Quizzes, a.k.a. Seminar In-Class Writing Assignments, a.k.a. SINCWAs: Most seminars begin with a brief in-class writing assignment. Typically these ask you to comment on terms and quotations from the texts, though they do other things as well. One of the aims of the SINCWAs is to help faculty understand what sort of reader you are, and to see how you spontaneously engage with the central aims of texts. SINCWAs will help us to be better teachers, and to attend more closely to your individual needs as readers and writers.
Essays: Every other week beginning in week 2, you will complete a short (3-5 pages) interpretive essay on a text or a collection of texts. In these, you discuss one or more passages in the text, stake an interpretive claim on the passages and the text as a whole, and argue for that claim. Essays will be exchanged online through a process to be described in class.
Critiques: During the weeks when your group is not posting an essay, you will serve as a Dedicated Reader (DR) for two other essayists. You collect their essays from the online site, read them, write marginal comments as you are so inspired, and compose a written critique in the form of a letter to the author. These critiques are writing assignments. Learning to be a good critic will help you to become a better writer. We will provide guidelines for these critiques before the first set is due.
Evaluations: At the end of the quarter, you will be required to write a self-evaluation and an evaluation of your seminar leader. At the end of your tenure in the program, you will be required to submit your self-evaluation for inclusion in your formal transcript. Your self-evaluation ought to represent your very best work of the quarter and speak honestly about your experience.
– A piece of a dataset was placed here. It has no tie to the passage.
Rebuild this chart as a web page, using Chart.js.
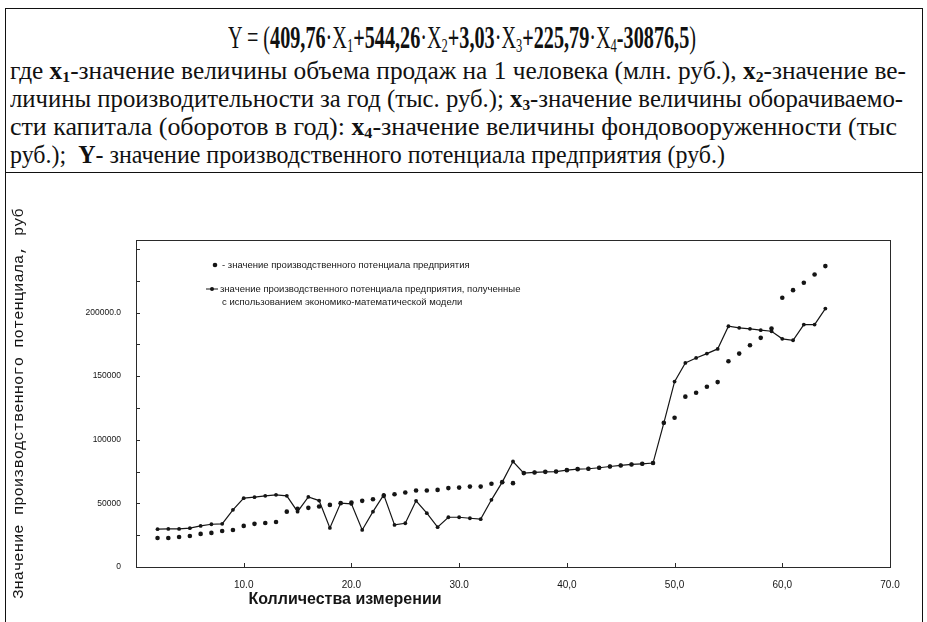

We will conduct evaluation writing workshops at the end of each quarter to help you reflect on your work and write your evaluations.
Portfolios: Throughout the program, maintain a portfolio, which should include your SINCWAs, essays (including drafts), DR responses to your papers, your DR responses to colleagues’ papers, and, at the end of the quarter, your own self-evaluation, and any other academic work you choose to include. When the faculty write evaluations, they do so with portfolios open before them. We will explain the organization we require for portfolios in class. You cannot receive an evaluation, evaluation conference, or academic credit without turning in a complete portfolio on the date when it is due.